I think it is more a case of not wanting to suffer condemnation themselves. The power and influence these men wield is far reaching. That power can influence the lives and careers or jobs of a lot of people. I'm not just talking about the entertainment industry but even in more mundane lives. For instance even the owner or manager of a small corporation or business can abuse his power whereby people would be too scared to side with the victim. People are naturally concerned about their own welfare and if there is a risk to their own livlihood they will turn a blind eye or even support the abuser and justify their stance by going into denial that anything wrong has taken place. I wish people had more moral courage but sadly when their own interests are on the line they don't. Maybe we'd all be guilty of that in a certain situation. I'd like to think I wouldn't. I've been tested myself before and thankfully done the right thing but who's to say that would always be the case if my own livlihood was really on the line. I wouldn't be very proud of myself if I didn't, I know that much.
 


Lady Whistledown

Well-known member
NSC Patron
Jul 7, 2003
47,645
Then tank heavens that at least one victim kicked up a fuss. I also admire your fortitude to prosper and not flounder. May I ask do you think your 'attacker' continued to persecute others?

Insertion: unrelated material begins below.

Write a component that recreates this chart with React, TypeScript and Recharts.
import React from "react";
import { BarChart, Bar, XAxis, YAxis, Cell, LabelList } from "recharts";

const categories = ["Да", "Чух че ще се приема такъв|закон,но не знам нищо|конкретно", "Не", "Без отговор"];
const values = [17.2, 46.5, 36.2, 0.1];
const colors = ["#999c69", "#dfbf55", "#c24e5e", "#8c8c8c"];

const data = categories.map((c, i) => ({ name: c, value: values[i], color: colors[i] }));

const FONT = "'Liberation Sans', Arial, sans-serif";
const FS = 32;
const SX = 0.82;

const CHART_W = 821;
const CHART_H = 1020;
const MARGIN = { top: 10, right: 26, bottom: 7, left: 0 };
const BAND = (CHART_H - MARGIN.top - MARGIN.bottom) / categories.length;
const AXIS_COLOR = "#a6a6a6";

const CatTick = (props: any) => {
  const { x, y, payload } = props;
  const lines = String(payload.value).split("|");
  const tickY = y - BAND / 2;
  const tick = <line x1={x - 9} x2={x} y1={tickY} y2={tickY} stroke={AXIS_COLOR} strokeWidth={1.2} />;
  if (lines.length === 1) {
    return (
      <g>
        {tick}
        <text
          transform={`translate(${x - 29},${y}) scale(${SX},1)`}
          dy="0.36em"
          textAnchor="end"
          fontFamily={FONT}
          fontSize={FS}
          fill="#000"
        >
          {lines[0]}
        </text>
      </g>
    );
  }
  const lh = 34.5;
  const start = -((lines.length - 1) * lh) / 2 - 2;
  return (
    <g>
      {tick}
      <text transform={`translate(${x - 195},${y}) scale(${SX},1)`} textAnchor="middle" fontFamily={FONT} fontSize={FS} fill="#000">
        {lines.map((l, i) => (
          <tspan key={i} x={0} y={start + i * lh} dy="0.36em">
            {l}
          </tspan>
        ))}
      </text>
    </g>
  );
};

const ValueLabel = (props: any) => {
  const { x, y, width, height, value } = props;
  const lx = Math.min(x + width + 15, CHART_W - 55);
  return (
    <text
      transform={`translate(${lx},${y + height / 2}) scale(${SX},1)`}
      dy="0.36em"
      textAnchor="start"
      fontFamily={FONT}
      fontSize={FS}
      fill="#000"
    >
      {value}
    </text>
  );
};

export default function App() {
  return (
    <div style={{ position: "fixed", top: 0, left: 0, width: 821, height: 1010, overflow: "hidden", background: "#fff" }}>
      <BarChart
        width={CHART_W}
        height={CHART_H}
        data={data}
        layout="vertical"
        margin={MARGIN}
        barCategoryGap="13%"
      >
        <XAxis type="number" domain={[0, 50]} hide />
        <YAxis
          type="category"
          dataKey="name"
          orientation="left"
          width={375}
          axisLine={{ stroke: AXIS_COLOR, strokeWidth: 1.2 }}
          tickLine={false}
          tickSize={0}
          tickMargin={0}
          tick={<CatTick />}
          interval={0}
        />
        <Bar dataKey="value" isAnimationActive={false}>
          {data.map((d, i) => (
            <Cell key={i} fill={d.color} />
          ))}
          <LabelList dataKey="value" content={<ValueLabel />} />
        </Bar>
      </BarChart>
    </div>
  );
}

Well that's the thing I have to ask myself, and potentially live with, isn't it? I hope it was just a drunken one-off on his part, though having witnessed his behaviour in other areas of life subsequently, it would come as no surprise to me if it turned out he'd harassed other women. I've already said that I must have convinced myself it was nothing, so perhaps it never occurred to me that it could be a similar issue for somebody else?

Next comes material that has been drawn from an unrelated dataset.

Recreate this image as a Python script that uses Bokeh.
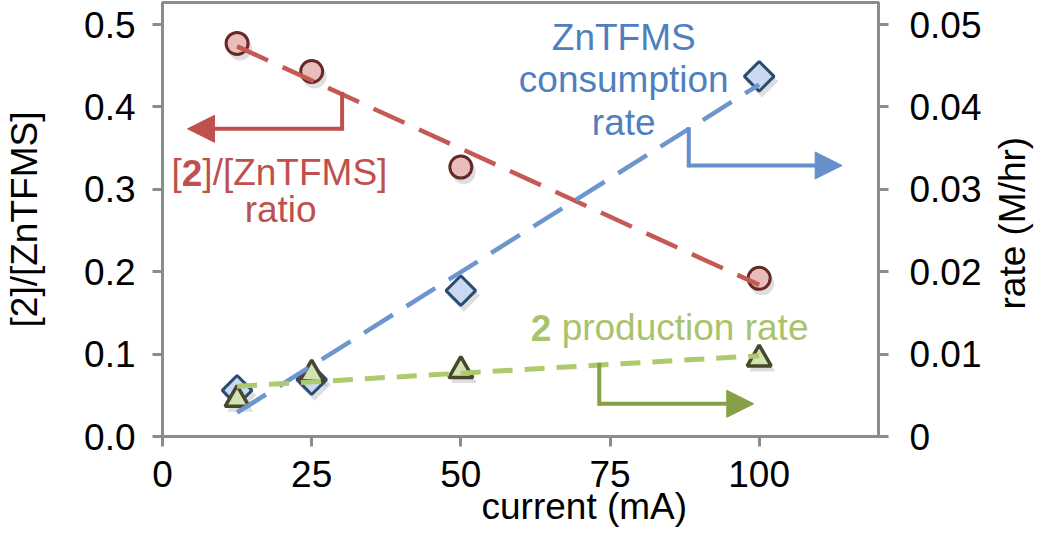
import math
from bokeh.plotting import figure
from bokeh.layouts import row
from bokeh.models import (Range1d, LinearAxis, FixedTicker, Arrow, NormalHead, Label, Title,
                          ColumnDataSource)
from bokeh.transform import dodge
from bokeh.embed import file_html
from bokeh.resources import INLINE

# ---------------- data ----------------
current_ma = [12.5, 25, 50, 100]
ratio = [0.477, 0.443, 0.327, 0.192]            # [2]/[ZnTFMS]  (left axis)
zntfms_rate = [0.0056, 0.0069, 0.0177, 0.0437]  # ZnTFMS consumption rate (right axis)
prod_rate = [0.0045, 0.0076, 0.0080, 0.0094]    # 2 production rate (right axis)

trend_x = [12.5, 100]
ratio_trend = [0.4735, 0.184]
zntfms_trend = [0.0029, 0.0427]
prod_trend = [0.0061, 0.0098]

x_ticks = [0, 25, 50, 75, 100]
left_ticks = [0.0, 0.1, 0.2, 0.3, 0.4, 0.5]
left_labels = ["0.0", "0.1", "0.2", "0.3", "0.4", "0.5"]
right_ticks = [0.0, 0.01, 0.02, 0.03, 0.04, 0.05]
right_labels = ["0", "0.01", "0.02", "0.03", "0.04", "0.05"]

# ---------------- style ----------------
FONT = "Liberation Sans"
AX = "#8C8C8C"
RED_TXT, RED_LINE = "#C0504D", "#C55A55"
BLUE_TXT, BLUE_LINE, BLUE_ARW = "#4F7FBF", "#6E96CE", "#6690CA"
GRN_TXT, GRN_LINE, GRN_ARW = "#A8C36C", "#AECA6C", "#87A046"
SIZE = "37px"
H = 533
Y_END = 0.5267

def lab(fig, text, x, y, color, bold=False, x_offset=0, align="left", angle=0.0):
    fig.add_layout(Label(x=x, y=y, text=text, text_color=color, text_font=FONT,
                         text_font_size=SIZE, text_font_style="bold" if bold else "normal",
                         text_align=align, text_baseline="middle", angle=angle,
                         x_offset=x_offset))

# ---------------- chart ----------------
p = figure(width=990, height=H, x_range=Range1d(0, 120), y_range=Range1d(0, Y_END),
           output_backend="svg", toolbar_location=None,
           min_border_left=162, min_border_right=112, min_border_top=2, min_border_bottom=97)
p.extra_y_ranges = {"rate": Range1d(0, Y_END / 10)}
p.grid.visible = False
p.outline_line_color = AX
p.outline_line_width = 3

right_axis = LinearAxis(y_range_name="rate")
p.add_layout(right_axis, "right")

for ax in (p.xaxis[0], p.yaxis[0], right_axis):
    ax.axis_line_color = AX
    ax.axis_line_width = 3
    ax.major_tick_line_color = AX
    ax.major_tick_line_width = 3
    ax.major_tick_out = 10
    ax.major_tick_in = 0
    ax.minor_tick_line_color = None
    ax.major_label_text_font = FONT
    ax.major_label_text_font_size = SIZE
    ax.major_label_text_color = "black"
    ax.axis_label_text_font = FONT
    ax.axis_label_text_font_size = SIZE
    ax.axis_label_text_font_style = "normal"
    ax.axis_label_text_color = "black"

p.xaxis[0].ticker = FixedTicker(ticks=x_ticks)
p.xaxis[0].major_label_standoff = 14

p.yaxis[0].ticker = FixedTicker(ticks=left_ticks)
p.yaxis[0].major_label_overrides = dict(zip(left_ticks, left_labels))
p.yaxis[0].major_label_standoff = 17
p.yaxis[0].axis_label = "[2]/[ZnTFMS]"
p.yaxis[0].axis_label_standoff = 36

right_axis.ticker = FixedTicker(ticks=right_ticks)
right_axis.major_label_overrides = dict(zip(right_ticks, right_labels))
right_axis.major_label_standoff = 21

p.add_layout(Title(text="current (mA)", align="left", offset=319, standoff=-12,
                   text_font=FONT, text_font_size=SIZE, text_font_style="normal",
                   text_color="black"), "below")

src = ColumnDataSource(dict(x=current_ma, ratio=ratio, zr=zntfms_rate, pr=prod_rate))

# soft shadows
p.scatter(x=dodge("x", 0.5), y=dodge("ratio", -0.006), source=src, marker="circle", size=24,
          fill_color="#000000", fill_alpha=0.13, line_color=None)
p.scatter(x=dodge("x", 0.5), y=dodge("zr", -0.0006), source=src, marker="square",
          angle=math.pi / 4, size=23, fill_color="#000000", fill_alpha=0.13, line_color=None,
          y_range_name="rate")
p.scatter(x=dodge("x", 0.5), y=dodge("pr", -0.0006), source=src, marker="triangle", size=26,
          fill_color="#000000", fill_alpha=0.13, line_color=None, y_range_name="rate")

# markers
p.scatter(x="x", y="ratio", source=src, marker="circle", size=22,
          fill_color="#E8BDBB", line_color="#652A27", line_width=3)
p.scatter(x="x", y="zr", source=src, marker="square", angle=math.pi / 4, size=21,
          fill_color="#C9DAF0", line_color="#2C4B70", line_width=3, y_range_name="rate")
p.scatter(x="x", y="pr", source=src, marker="triangle", size=24,
          fill_color="#D3E2B3", line_color="#48472D", line_width=3.5, y_range_name="rate")

# dashed trend lines (over the markers, as in the reference)
p.line(trend_x, ratio_trend, line_color=RED_LINE, line_width=4.5, line_dash="34 16")
p.line(trend_x, zntfms_trend, line_color=BLUE_LINE, line_width=4.5, line_dash="34 16",
       y_range_name="rate")
p.line(trend_x, prod_trend, line_color=GRN_LINE, line_width=5, line_dash="20 12",
       y_range_name="rate")

# bracket arrows pointing at the axis each series belongs to
def bracket(x_corner, y_top, y_arrow, x_tip, color, rng):
    kw = {} if rng is None else {"y_range_name": rng}
    p.segment(x0=[x_corner], y0=[y_top], x1=[x_corner], y1=[y_arrow], line_color=color,
              line_width=4, line_cap="square", **kw)
    p.add_layout(Arrow(x_start=x_corner, y_start=y_arrow, x_end=x_tip, y_end=y_arrow,
                       line_color=color, line_width=4,
                       end=NormalHead(size=27, fill_color=color, line_color=color, line_width=1),
                       **kw))

bracket(30.1, 0.4156, 0.3734, 4.2, RED_TXT, None)
bracket(88.2, 0.0373, 0.03289, 113.9, BLUE_ARW, "rate")
bracket(73.2, 0.0087, 0.00397, 99.1, GRN_ARW, "rate")

# annotation texts (anchors at the middle of each line of text)
lab(p, "[", 19.6, 0.3201, RED_TXT, x_offset=-108)
lab(p, "2", 19.6, 0.3201, RED_TXT, bold=True, x_offset=-97.7)
lab(p, "]/[ZnTFMS]", 19.6, 0.3201, RED_TXT, x_offset=-77.1)
lab(p, "ratio", 19.8, 0.2756, RED_TXT, align="center")

lab(p, "ZnTFMS", 77.3, 0.4840, BLUE_TXT, align="center")
lab(p, "consumption", 77.3, 0.4330, BLUE_TXT, align="center")
lab(p, "rate", 77.3, 0.3808, BLUE_TXT, align="center")

lab(p, "2", 61.7, 0.1320, GRN_TXT, bold=True)
lab(p, "production rate", 61.7, 0.1320, GRN_TXT, x_offset=31)

# ---------------- right strip with the upward-reading right-axis title ----------------
right_strip = figure(width=44, height=H, x_range=Range1d(0, 44), y_range=Range1d(0, H),
                     x_axis_type=None, y_axis_type=None, output_backend="svg",
                     toolbar_location=None, min_border=0)
right_strip.grid.visible = False
right_strip.outline_line_color = None
lab(right_strip, "rate (M/hr)", 22.2, 262, "black", align="center", angle=math.pi / 2)

layout = row(p, right_strip)
open("out.html", "w").write(file_html(layout, INLINE))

Don't get me wrong: he didn't get what he wanted (the fact that I even feel like I need to confirm that says a lot about our prejudices when it comes to sexual offences, doesn't it?!!), and it's not something I think about now, unlike victims of "proper" assaults, but y'know, it does spring to mind and frustrate me when people trivialise inappropriate or predatory sexual behaviour.
 


burnee54

East Upper Hermit
Sep 1, 2011
1,161
up the downs
Harvey said if you suck my dick I will make you famous...


...said a lot of famous women.

Well I think he kept his end of the bargain.
 






Thunder Bolt

Silly old bat
Harvey said if you suck my dick I will make you famous...

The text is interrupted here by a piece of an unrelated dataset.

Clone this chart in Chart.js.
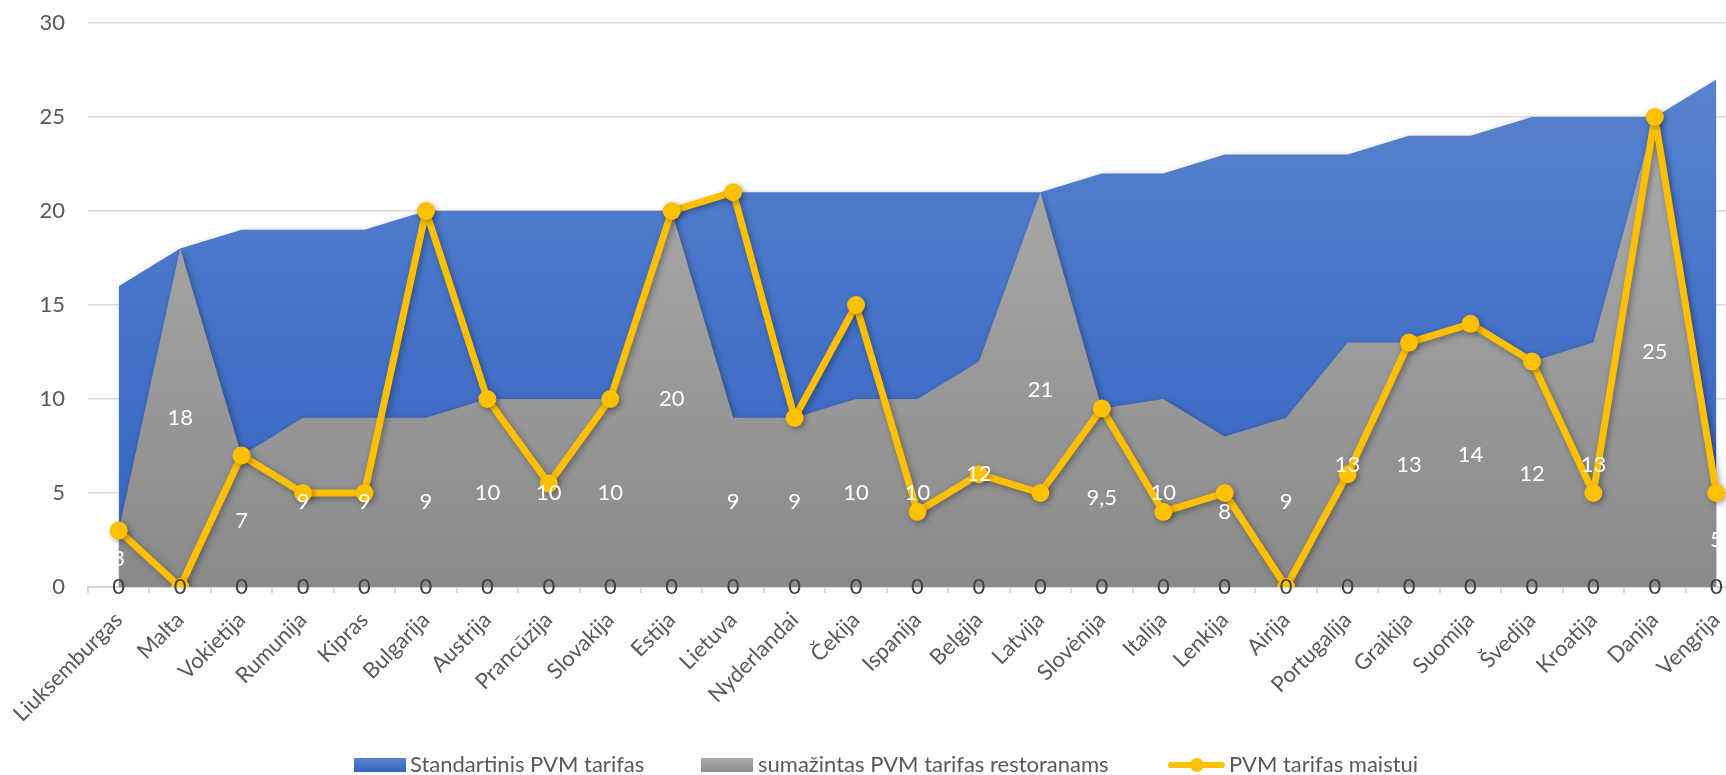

...said a lot of famous women.

Well I think he kept his end of the bargain.

I'm sure some women did willingly, but that isn't what these victims are saying. They are saying he forced himself on them, by groping, assaulting and raping them.
Believe it or not, there is a difference.

Rape and sexual harassment are not about sex, but power.
 


Westdene Seagull

aka Cap'n Carl Firecrotch
NSC Patron
Oct 27, 2003
21,530
The arse end of Hangleton
Harvey said if you suck my dick I will make you famous...


...said a lot of famous women.

Well I think he kept his end of the bargain.

Idiot .... that's you I mean. He's even worse.